Monday, December 14, 2015

Googling Hate

Evan Soltas and Seth Stephens-Davidowitz have a fascinating article in the Times looking into the connection between online searches and ethnic or religious hatred. Specifically, they look at how searches including the words "kill Muslims," "I hate Muslims," and so on have varied over time:
Using weekly data from 2004 to 2013, we found a direct correlation between anti-Muslim searches and anti-Muslim hate crimes.

We measured Islamophobic sentiment by using common Google searches that imply hateful attitudes toward Muslims. A search for “are all Muslims terrorists?” for example leaves little to the imagination about what the searcher really thinks. Searches for “I hate Muslims” are even clearer.

When Islamophobic searches are at their highest levels, such as during the controversy over the “ground zero mosque” in 2010 or around the anniversary of 9/11, hate crimes tend to be at their highest levels, too.
As to what can be done about this, well that turns out to be hard. First, there is no evidence that living or working with Muslims leads to more tolerance. Instead they find the opposite, that people who live in areas with more Muslims make more hateful searches. And what if the President spoke eloquently against hatred?
Mostly, we found that Mr. Obama’s well-meaning words fell on deaf ears. Overall, in fact, his speech provoked intolerance. The president said, “It is the responsibility of all Americans — of every faith — to reject discrimination.” But searches calling Muslims “terrorists,” “bad,” “violent” and “evil” doubled during and shortly after his speech.
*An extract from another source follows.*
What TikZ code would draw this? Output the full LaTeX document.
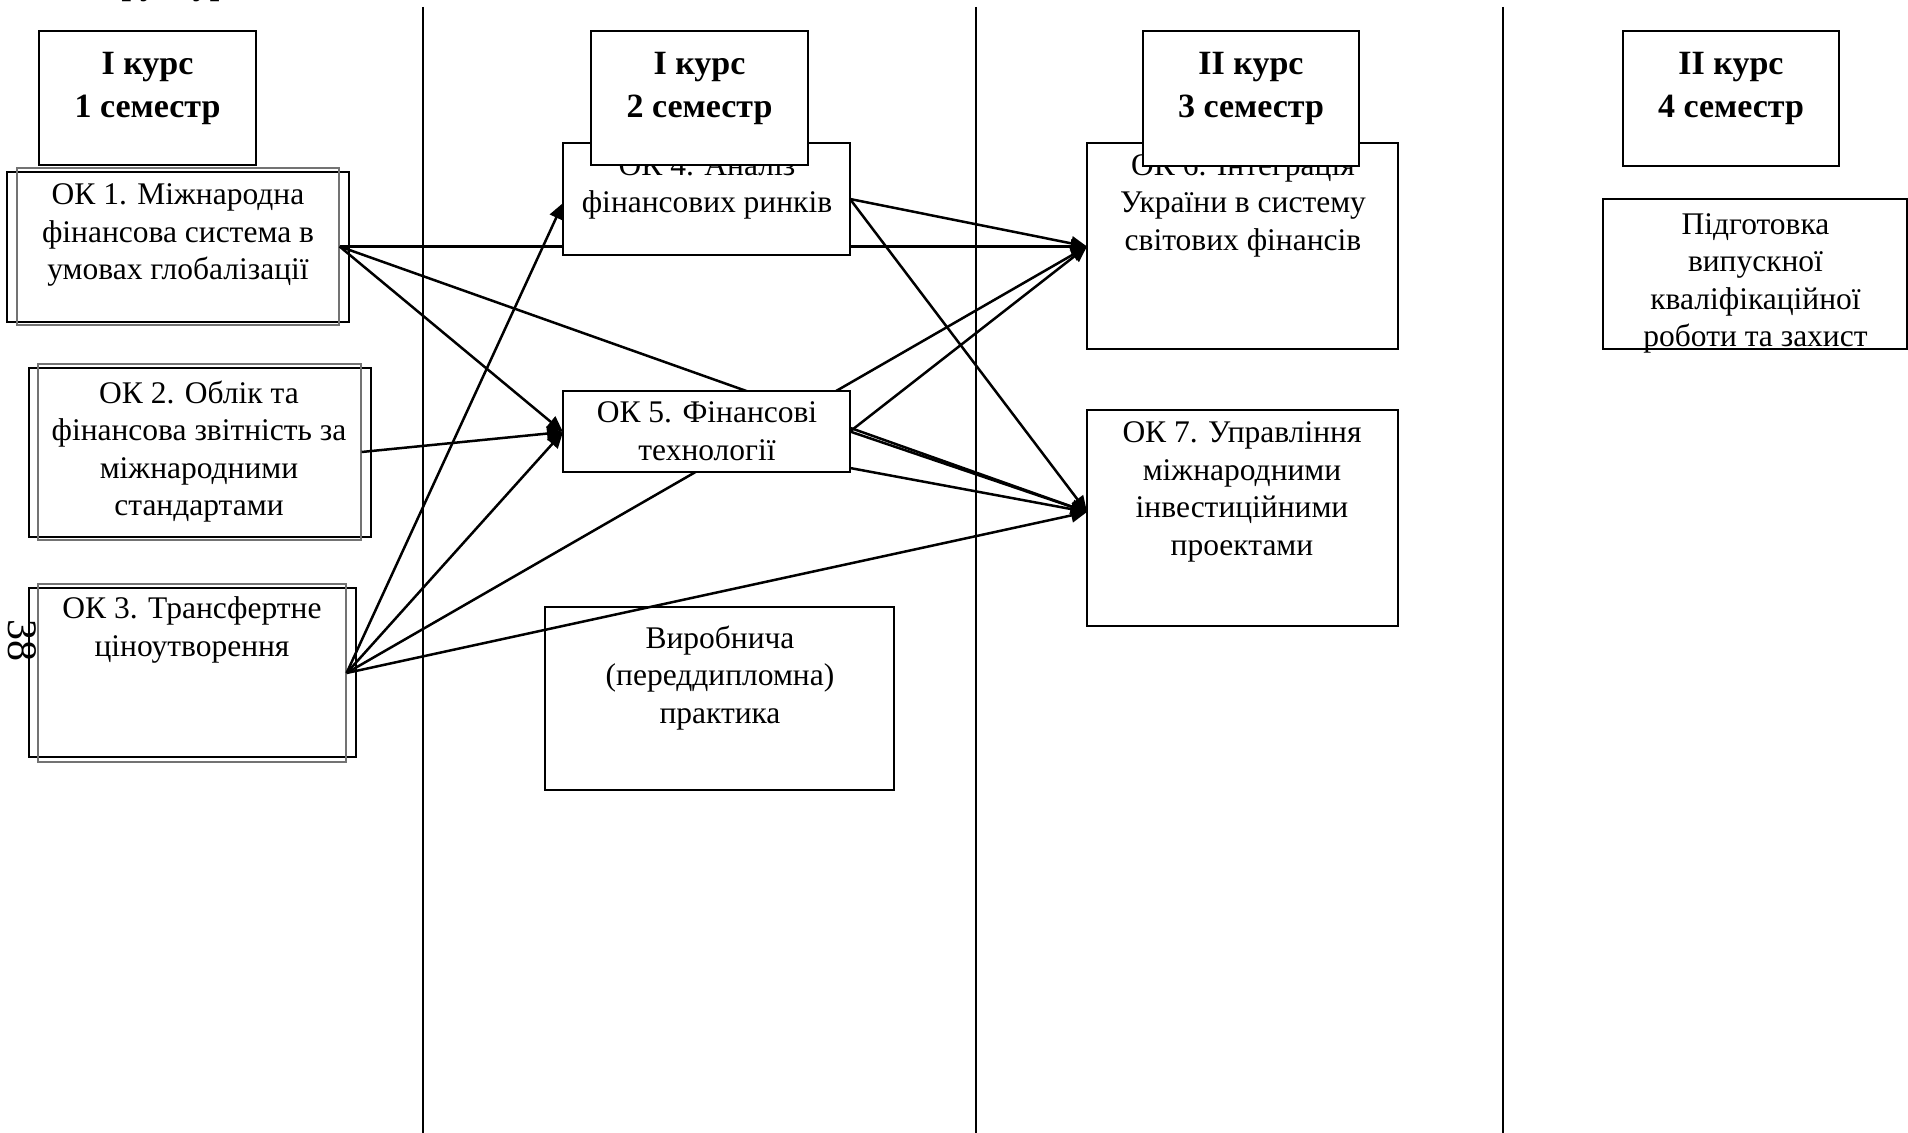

Mr. Obama also said, “It is our responsibility to reject religious tests on who we admit into this country.” But negative searches about Syrian refugees rose 60 percent. Searches asking how to help Syrian refugees dropped 35 percent. The president asked us to “not forget that freedom is more powerful than fear.” But searches for “kill Muslims” tripled during his speech.
Actually this doesn't show anything about how the average listener reacted; many or even most listeners might have found the President reassuring. But those predisposed toward hate were only further inflamed.

There was a bright spot:
There was one line, however, that did trigger the type of response Mr. Obama might have wanted. He said, “Muslim Americans are our friends and our neighbors, our co-workers, our sports heroes and yes, they are our men and women in uniform, who are willing to die in defense of our country.”

After this line, for the first time in more than a year, the top Googled noun after “Muslim” was not “terrorists,” “extremists” or “refugees.” It was “athletes,” followed by “soldiers.” And, in fact, “athletes” kept the top spot for a full day afterward.
So the answer is more Muslim stars in the NBA!

Anyway, it is a fascinating look at our society and some new ways to study it.